From the first line of the data down to and including the line with "const fs = 22.5;", copy everything exactly, leaving out pictures.

GIVEN DATA:
- - - - - - -

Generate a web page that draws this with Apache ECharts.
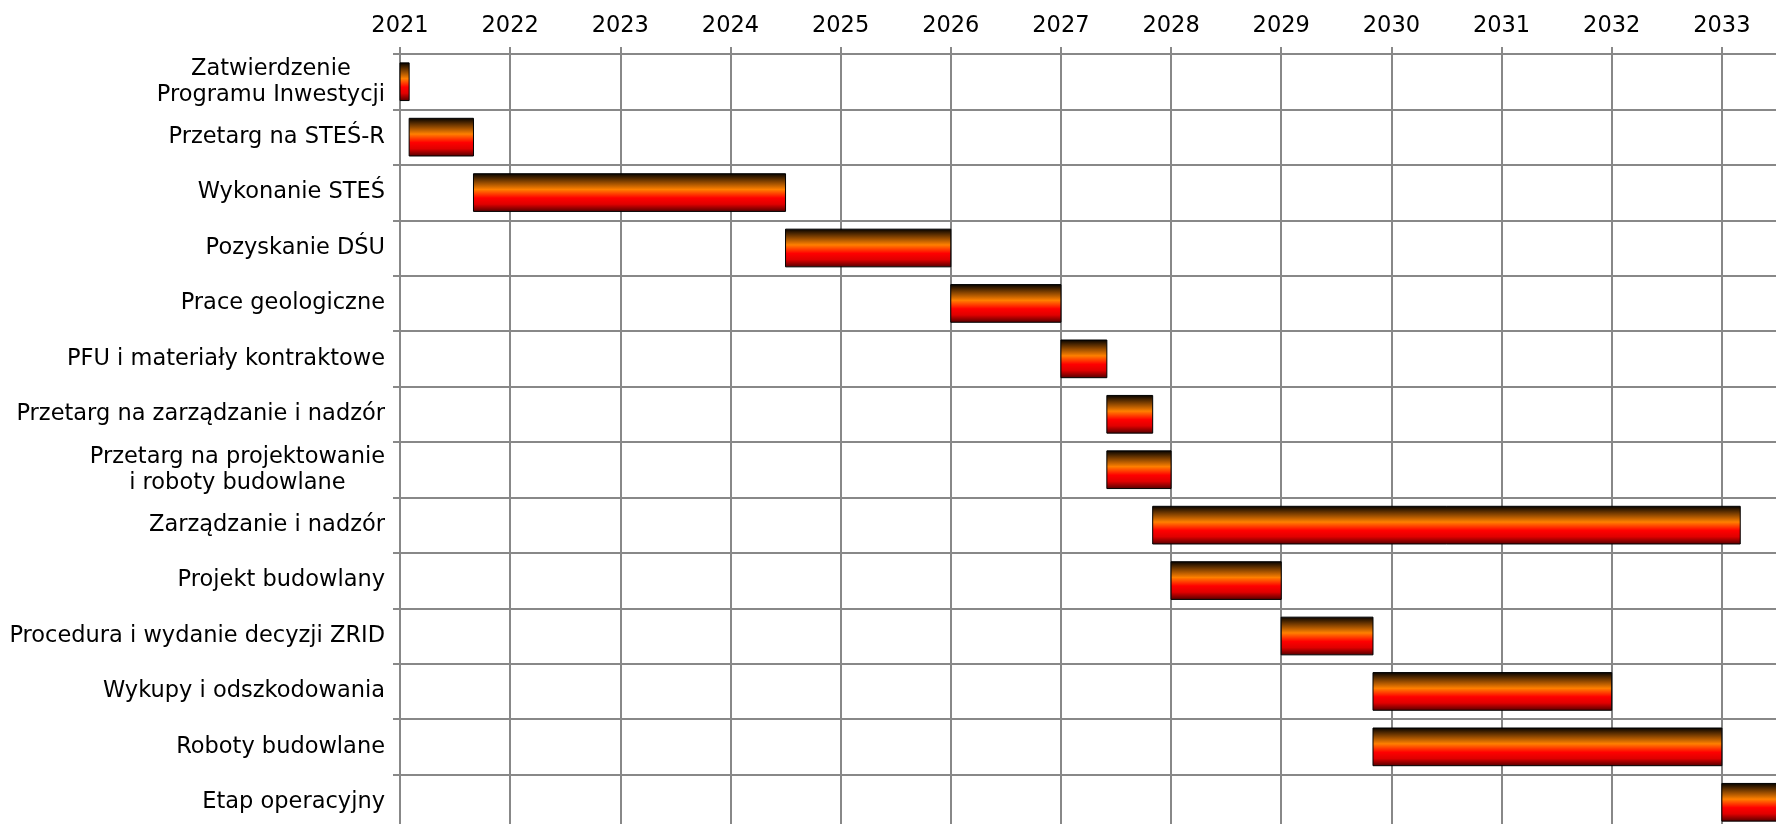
<!DOCTYPE html>
<html>
<head>
<meta charset="utf-8">
<script src="https://cdn.jsdelivr.net/npm/echarts@6/dist/echarts.min.js"></script>
<style>
html,body{margin:0;padding:0;background:#fff;overflow:hidden;width:1776px;height:824px;}
#chart{width:1835px;height:830px;}
</style>
</head>
<body>
<div id="chart"></div>
<script>
const tasks = [
  'Zatwierdzenie\nProgramu Inwestycji',
  'Przetarg na STEŚ-R',
  'Wykonanie STEŚ',
  'Pozyskanie DŚU',
  'Prace geologiczne',
  'PFU i materiały kontraktowe',
  'Przetarg na zarządzanie i nadzór',
  'Przetarg na projektowanie\ni roboty budowlane',
  'Zarządzanie i nadzór',
  'Projekt budowlany',
  'Procedura i wydanie decyzji ZRID',
  'Wykupy i odszkodowania',
  'Roboty budowlane',
  'Etap operacyjny'
];
const starts = [2021.0, 2021.083, 2021.667, 2024.5, 2026.0, 2027.0, 2027.417, 2027.417, 2027.833, 2028.0, 2029.0, 2029.833, 2029.833, 2033.0];
const ends   = [2021.083, 2021.667, 2024.5, 2026.0, 2027.0, 2027.417, 2027.833, 2028.0, 2033.167, 2029.0, 2029.833, 2032.0, 2033.0, 2034.0];
const yearTicks = [2021, 2022, 2023, 2024, 2025, 2026, 2027, 2028, 2029, 2030, 2031, 2032, 2033];

const data = tasks.map((t, i) => [i, starts[i], ends[i]]);
const gridColor = '#888888';
const font = 'DejaVu Sans, Verdana, sans-serif';
const fs = 22.5;

const chart = echarts.init(document.getElementById('chart'), null, {renderer: 'canvas'});
chart.setOption({
  animation: false,
  backgroundColor: '#ffffff',
  grid: {left: 400, top: 54, right: 0, bottom: 0, containLabel: false},
  xAxis: {
    type: 'value',
    position: 'top',
    min: yearTicks[0],
    max: 2034,
    interval: 1,
    axisLine: {show: true, lineStyle: {color: gridColor, width: 2}},
    axisTick: {show: true, length: 7, lineStyle: {color: gridColor, width: 2}},
    splitLine: {show: true, lineStyle: {color: gridColor, width: 2}},
    axisLabel: {
      color: '#000', fontFamily: font, fontSize: fs, margin: 16,
      formatter: v => (yearTicks.indexOf(v) >= 0 ? String(v) : '')
    }
  },
  yAxis: {
    type: 'category',
    inverse: true,
    data: tasks,
    axisLine: {show: true, lineStyle: {color: gridColor, width: 2}},
    axisTick: {show: true, length: 7, lineStyle: {color: gridColor, width: 2}},
    splitLine: {show: true, lineStyle: {color: gridColor, width: 2}},
    axisLabel: {
      color: '#000', fontFamily: font, fontSize: fs, margin: 15, align: 'right', lineHeight: 26,
      formatter: v => v.indexOf('\n') >= 0 ? v.split('\n').map(s => '{c|' + s + '}').join('\n') : v,
      rich: {c: {align: 'center', color: '#000', fontFamily: font, fontSize: fs, lineHeight: 26}}
    }
  },
  series: [{
    type: 'custom',
    encode: {x: [1, 2], y: 0},
    data: data,
    renderItem: function (params, api) {
      const cat = api.value(0);
      const p0 = api.coord([api.value(1), cat]);
      const p1 = api.coord([api.value(2), cat]);
      const h = api.size([0, 1])[1] * 0.68;
      const shape = echarts.graphic.clipRectByRect(
        {x: p0[0], y: p0[1] - h / 2, width: p1[0] - p0[0], height: h},
        {x: params.coordSys.x, y: params.coordSys.y, width: params.coordSys.width, height: params.coordSys.height}
      );
      return shape && {
        type: 'rect',
        shape: shape,
        style: {
          fill: new echarts.graphic.LinearGradient(0, 0, 0, 1, [
            {offset: 0, color: '#000000'},
            {offset: 0.42, color: '#ff8000'},
            {offset: 0.64, color: '#ff0000'},
            {offset: 0.8, color: '#e00000'},
            {offset: 1, color: '#500000'}
          ]),
          stroke: '#000000',
          lineWidth: 1
        }
      };
    }
  }]
});
</script>
</body>
</html>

- - - - - - -

RESPONSE TO THE EXERCISE:
Generate a web page that draws this with Apache ECharts.
<!DOCTYPE html>
<html>
<head>
<meta charset="utf-8">
<script src="https://cdn.jsdelivr.net/npm/echarts@6/dist/echarts.min.js"></script>
<style>
html,body{margin:0;padding:0;background:#fff;overflow:hidden;width:1776px;height:824px;}
#chart{width:1835px;height:830px;}
</style>
</head>
<body>
<div id="chart"></div>
<script>
const tasks = [
  'Zatwierdzenie\nProgramu Inwestycji',
  'Przetarg na STEŚ-R',
  'Wykonanie STEŚ',
  'Pozyskanie DŚU',
  'Prace geologiczne',
  'PFU i materiały kontraktowe',
  'Przetarg na zarządzanie i nadzór',
  'Przetarg na projektowanie\ni roboty budowlane',
  'Zarządzanie i nadzór',
  'Projekt budowlany',
  'Procedura i wydanie decyzji ZRID',
  'Wykupy i odszkodowania',
  'Roboty budowlane',
  'Etap operacyjny'
];
const starts = [2021.0, 2021.083, 2021.667, 2024.5, 2026.0, 2027.0, 2027.417, 2027.417, 2027.833, 2028.0, 2029.0, 2029.833, 2029.833, 2033.0];
const ends   = [2021.083, 2021.667, 2024.5, 2026.0, 2027.0, 2027.417, 2027.833, 2028.0, 2033.167, 2029.0, 2029.833, 2032.0, 2033.0, 2034.0];
const yearTicks = [2021, 2022, 2023, 2024, 2025, 2026, 2027, 2028, 2029, 2030, 2031, 2032, 2033];

const data = tasks.map((t, i) => [i, starts[i], ends[i]]);
const gridColor = '#888888';
const font = 'DejaVu Sans, Verdana, sans-serif';
const fs = 22.5;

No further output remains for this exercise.